Wednesday, January 03, 2007

You can take the girls out of Berkeley,

but you can't take the Berkeley out of the girls. The girls are showing their early Northern Californian upbringing by insisting on being naked nearly all of the time. Ironically, one of the biggest jokes Mark and I make about living in conservative Princeton is that there aren't enough naked people walking around. Back in the Bay Area it wasn't that unusual to see public displays of nudity, usually just some old hippies enjoying a sunny day. Of course, my girls pick the darkest and coldest months of December and January in a straight-laced town to become naturists. From what I've read, this is a very typical toddler stage.
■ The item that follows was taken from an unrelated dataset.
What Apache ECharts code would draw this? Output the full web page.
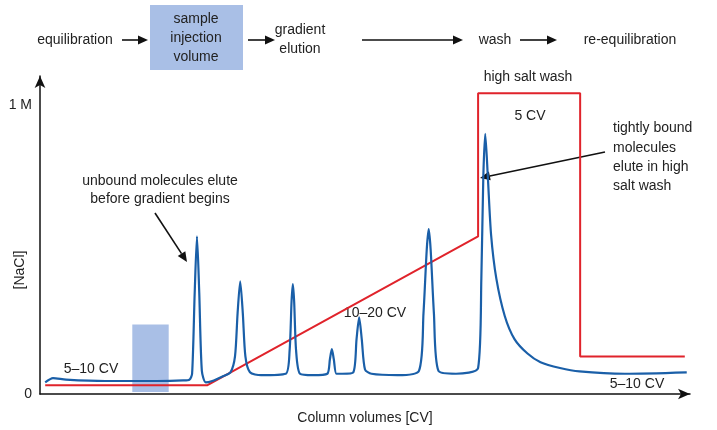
<!DOCTYPE html><html><head><meta charset="utf-8">
<script src="https://cdn.jsdelivr.net/npm/echarts@6/dist/echarts.min.js"></script>
<style>html,body{margin:0;background:#fff}#c{width:717px;height:430px}</style></head><body><div id="c"></div>
<script>
const saltX=[0.8,25.7,67.4,67.4,83.1,83.1,99.2];
const saltY=[0.03,0.03,0.545,1.04,1.04,0.13,0.13];
const absX=[0.8,2,4,10,18,22,23.0,23.4,23.8,24.15,24.5,24.9,25.5,26.5,28,29.3,30,30.4,30.8,31.2,31.6,32.3,34,37.8,38.4,38.7,38.9,39.1,39.4,40,42,44.2,44.6,44.9,45.2,45.6,46.5,48.2,48.7,49.1,49.5,50,51,55,58.3,59,59.5,59.8,60.1,60.6,61.3,64,67.4,67.9,68.2,68.5,68.9,69.4,70.2,71.5,73,75,77,80,83,90,99.5];
const absY=[0.04,0.055,0.05,0.045,0.045,0.047,0.05,0.07,0.35,0.545,0.35,0.08,0.04,0.045,0.06,0.075,0.13,0.28,0.39,0.28,0.13,0.075,0.065,0.07,0.15,0.32,0.38,0.32,0.15,0.07,0.065,0.07,0.12,0.155,0.12,0.07,0.07,0.075,0.19,0.265,0.19,0.085,0.07,0.065,0.08,0.28,0.5,0.57,0.5,0.28,0.08,0.07,0.09,0.4,0.75,0.9,0.75,0.55,0.4,0.27,0.19,0.14,0.11,0.09,0.078,0.07,0.075];
const injX=[14.2,19.8], injY=[0.007,0.24];
const yTicks={0:'0',1:'1 M'};
const F='Liberation Sans, Arial, sans-serif';
const chart=echarts.init(document.getElementById('c'));
function txt(x,y,t,align){return {type:'text',x:x,y:y,style:{text:t,font:'14px '+F,fill:'#222',align:align||'center',verticalAlign:'middle',lineHeight:19}};}
function arrow(x1,y1,x2,y2){const a=Math.atan2(y2-y1,x2-x1),L=10,W=4.5;
 const bx=x2-L*Math.cos(a),by=y2-L*Math.sin(a);
 return [{type:'line',shape:{x1:x1,y1:y1,x2:bx,y2:by},style:{stroke:'#111',lineWidth:1.6}},
 {type:'polygon',shape:{points:[[x2,y2],[bx+W*Math.sin(a),by-W*Math.cos(a)],[bx-W*Math.sin(a),by+W*Math.cos(a)]]},style:{fill:'#111'}}];}
const g=[
 {type:'rect',shape:{x:150,y:5,width:93,height:65},style:{fill:'#a9bfe6'}},
 txt(196,19,'sample'),txt(196,38,'injection'),txt(196,57,'volume'),
 txt(75,40,'equilibration'),...arrow(122,40,148,40),
 ...arrow(248,40,275,40),txt(300,30,'gradient'),txt(300,49,'elution'),
 ...arrow(362,40,463,40),txt(495,40,'wash'),...arrow(520,40,557,40),txt(630,40,'re-equilibration'),
 txt(528,77,'high salt wash'),txt(530,116,'5 CV'),
 txt(613,128,'tightly bound','left'),txt(613,148,'molecules','left'),txt(613,167,'elute in high','left'),txt(613,186,'salt wash','left'),
 ...arrow(605,152,480,178),
 txt(160,181,'unbound molecules elute'),txt(160,199,'before gradient begins'),
 ...arrow(155,213,187,262),
 txt(375,313,'10–20 CV'),txt(91,369,'5–10 CV'),txt(637,384,'5–10 CV'),
 {type:'text',x:20,y:270,rotation:Math.PI/2,style:{text:'[NaCl]',font:'14px '+F,fill:'#222',align:'center',verticalAlign:'middle'}}
];
chart.setOption({animation:false,
 grid:{left:40,right:27,top:76,bottom:35},
 xAxis:{type:'value',min:0,max:100,name:'Column volumes [CV]',nameLocation:'middle',nameGap:17,nameTextStyle:{fontFamily:F,fontSize:14,color:'#222'},
  axisLine:{lineStyle:{color:'#111',width:1.5},symbol:['none','arrow'],symbolSize:[8,12]},axisTick:{show:false},axisLabel:{show:false},splitLine:{show:false}},
 yAxis:{type:'value',min:0,max:1.1,interval:1,axisLine:{show:true,lineStyle:{color:'#111',width:1.5},symbol:['none','arrow'],symbolSize:[8,12]},
  axisTick:{show:false},splitLine:{show:false},axisLabel:{showMaxLabel:false,fontFamily:F,fontSize:14,color:'#222',margin:8,formatter:v=>yTicks[v]||''}},
 series:[
  {type:'line',data:saltX.map((x,i)=>[x,saltY[i]]),symbol:'none',lineStyle:{color:'#e0232b',width:2},
   markArea:{silent:true,itemStyle:{color:'#a9bfe6',opacity:1},data:[[{coord:[injX[0],injY[0]]},{coord:[injX[1],injY[1]]}]]},z:2},
  {type:'line',data:absX.map((x,i)=>[x,absY[i]]),symbol:'none',smooth:0.25,lineStyle:{color:'#1a5fa8',width:2.2},z:3}
 ],
 graphic:g});
</script></body></html>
It can't happen until kids become adept at removing their clothes by themselves. According to our toddler handbook, our girls are actually a little advanced.


Elsa enjoying a balmy January day playing with her boxes.

Apparently, this is more of a control issue than anything else. They love to wear clothes, especially mine. They just don't like me making them get dressed. When you're two, it must be darned frustrating having somebody directing every aspect of your life. The common advice is not to fight it. Just let the girls run nude, as long as its socially appropriate. We were cool with this as long as the girls kept on the diapers. Unfortunately, just last week, they figured out how to take off their diapers. So, we consulted the books again and apparently this is the time to work on potty training or invest in lots of duct tape.

Potty training so far has been an interesting experience. Lily especially enjoys the whole process. She loves announcing she has to go, sitting on the toilet, flushing, wiping. She's figured out that she can cut short a boring dinner by announcing she has to go. The only problem is that she never actually makes anything. She just likes going through the motions. We've tried both pullups and regular underpants, but the girls don't seem to notice getting wet. Elsa seems to be a little more fearful of the process, but she seems more aware of when she has to go.

It is quite the group activity. Today Lily announced she had to "get on the Potty Train." So, we ran to the toilet and sat her down. Elsa stood right in front of Lily, looking into the bowl seeing if anything came out. Teamwork!



In non-potty related news, the girls are getting cuter and more fun by the day. I can't believe how quickly they are growing up. They are starting to really enjoy imaginative play. Like above, Lily (the nudie) and Elsa are having a little tea party. It is so fun to see them together. Having infant twins was a lot of work, but its all worth it seeing what good friends they have become. And oh how they talk. Grandma and Grandpa P were so tickled to hear how much the girls talk to each other. A typical conversation goes something like this:

Lily: Baaa!
Elsa: Lily, you're a sheep.
Lily: No, I'm not a sheep, I'm Lily Ruth Panning.
Elsa: No, I'm a cow. Moo!
and the game begins again

They're also working on negotiations regarding shared objects. Elsa (keeper of law and order at our house) will tell Lily the reason why she can't play with a certain object is because it is dangerous.
"You can't play with that duck Lily, that's dangerous!" "You can't sit on Mommy's lap, Lily, that's dangerous!"
Elsa has figured out that danger is a good reason to say no.

Lily on the otherhand prefers to make a trade. A lot of times when Elsa has a certain prize possession, Lily will try to offer something in return. Like a yellow dolly for a blue dolly. Of course, even if Elsa does not accept the trade Lily still will take the object. We're still working on getting along, but making good progress.

And before I forget, Happy Birthday to Aunt Chris, Aunt Mary, Aunt Laura and Uncle John. It is birthday week in our family. We hope you all had great days!

1 Comments:

At 1:58 PM, Blogger Sarah and Jack said...

LOL, I love the conversations! Jack is having some clothing issues also. But, mainly that he does.not.want me to pick out what he is going to wear. And lord help me if the firetruck jammies are dirty and he NEEDS those firetruck jammies now!